Estimating the impacts of urban form on CO2 emission efficiency in the Pearl River Delta, China

Abstract

The improvement of CO2 emission efficiency is of great significance to realizing energy-saving and emission reduction targets and achieving low-carbon development. While it is increasingly recognized that urban form could significantly influence the CO2 emissions of urban areas, few studies have been able to quantify the implications of urban form in relation to CO2 emission efficiency. The purpose of this paper is thus to contribute to existing literature by empirically quantifying how urban form influences CO2 emission efficiency. CO2 emission efficiency in this study is presented in terms of CO2 economic efficiency (CEE) and CO2 social efficiency (CSE). Firstly, we calculated the CEE and CSE of nine cities in the Pearl River Delta (Guangzhou, Shenzhen, Zhuhai, Foshan, Jiangmen, Zhaoqing, Huizhou, Dongguan, and Zhongshan) using locally important socioeconomic variables over the period 1990–2013. Then, seven landscape metrics were selected in order to quantify three dimensions of urban form (extension, irregularity, and compactness) using remote sensing data.
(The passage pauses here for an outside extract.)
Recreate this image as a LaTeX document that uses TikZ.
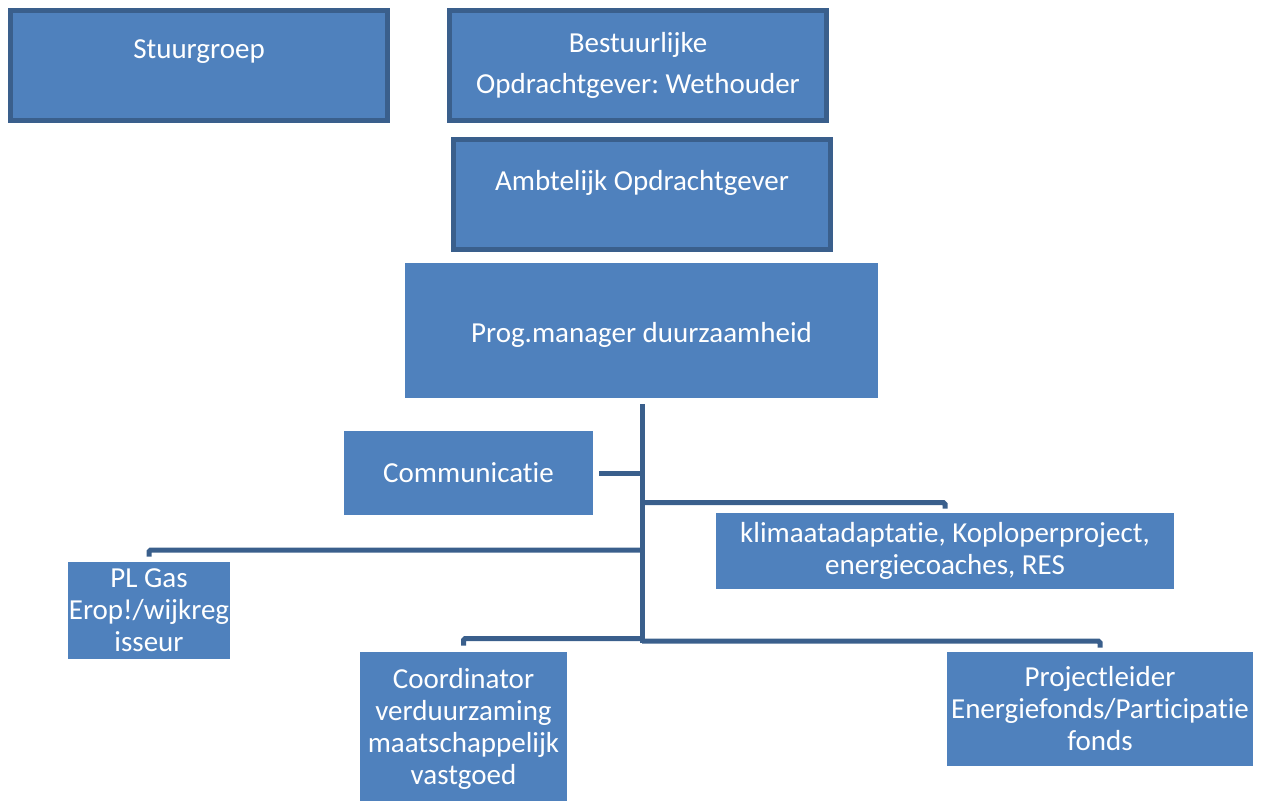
\documentclass[tikz,border=0pt]{standalone}
\usepackage{fontspec}
\setmainfont{Carlito}[Ligatures=NoCommon]
\usepackage{tikz}
\usetikzlibrary{calc}
\definecolor{orgfill}{HTML}{4F81BD}
\definecolor{orgline}{HTML}{3A5F8C}
\newcommand{\orgfont}{\fontsize{16.5}{18.2}\selectfont}
\frenchspacing
\tikzset{
	orgbox/.style={fill=orgfill, text=white, align=center, inner sep=0pt, font=\orgfont},
	framedbox/.style={orgbox, draw=orgline, line width=0.1cm},
	orglink/.style={draw=orgline, line width=0.1cm, rounded corners=1pt}
}

\begin{document}
\begin{tikzpicture}[x=0.02cm, y=-0.02cm]
			%%%%% START %%%%%
			\useasboundingbox (0, 0) rectangle (1262, 801);
			
			\node[framedbox, minimum width=7.54cm, minimum height=2.2cm] (stuur) at (199, 65.5) {Stuurgroep\\[-5pt]\strut};
			\node[framedbox, minimum width=7.54cm, minimum height=2.2cm] (bestuur) at (638, 65.5) {Bestuurlijke\\[5pt]Opdrachtgever: Wethouder};
			\node[framedbox, minimum width=7.54cm, minimum height=2.2cm] (ambt) at (642, 194.5) {Ambtelijk Opdrachtgever\\[-8pt]\strut};
			
			\node[orgbox, minimum width=9.46cm, minimum height=2.7cm] (prog) at (641.5, 330.5) {\rule{0pt}{16pt}Prog.manager duurzaamheid};
			\node[orgbox, minimum width=4.98cm, minimum height=1.68cm] (comm) at (468.5, 473) {Communicatie};
			\node[orgbox, minimum width=9.16cm, minimum height=1.52cm] (klim) at (945, 551) {klimaatadaptatie, Koploperproject,\\energiecoaches, RES};
			\node[orgbox, minimum width=3.24cm, minimum height=1.94cm] (plgas) at (149, 610.5) {PL Gas\\Erop!/wijkreg\\isseur};
			\node[orgbox, minimum width=4.14cm, minimum height=3.06cm] (coord) at (463.5, 728.5) {Coordinator\\verduurzaming\\maatschappelijk\\vastgoed};
			\node[orgbox, minimum width=6.12cm, minimum height=2.28cm] (proj) at (1100, 709) {Projectleider\\Energiefonds/Participatie\\fonds};
			
			% trunk and branch points
			\coordinate (trunkend) at (642, 643);
			\coordinate (jcomm) at (642, 473);
			\coordinate (jklim) at (642, 502.5);
			\coordinate (jgas) at (642, 550);
			\coordinate (jcoord) at (642, 638.5);
			\coordinate (jproj) at (642, 641);
			
			\draw[orglink, shorten <=0.12cm] (prog.south -| trunkend) -- (trunkend);
			\draw[orglink, shorten >=0.12cm] (jcomm) -- (comm);
			\draw[orglink, shorten >=0.08cm] (jklim) -| (klim);
			\draw[orglink, shorten >=0.1cm] (jgas) -| (plgas);
			\draw[orglink, shorten >=0.12cm] (jcoord) -| (coord);
			\draw[orglink, shorten >=0.08cm] (jproj) -| (proj);
			
			%%%%% END %%%%%
		\end{tikzpicture}
\end{document}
Finally, panel data models were utilized to estimate the associations between urban form and CO2 emission efficiency. We identified a negative correlation between urban sprawl and CEE as well as CSE, a finding that indicates that urban growth decreases CO2 economic efficiency. Further, increasing irregularity in the form of cities was found to decrease both CEE and CSE—a larger degree of irregularity, in other words, results in lower CO2 emission efficiency. Conversely, urban compactness was identified as having a significant positive influence on both CEE and CSE, indicating that the compact development of cities can actually help to improve CO2 emission efficiency. The findings of this study hold important implications for building low-carbon cities in China.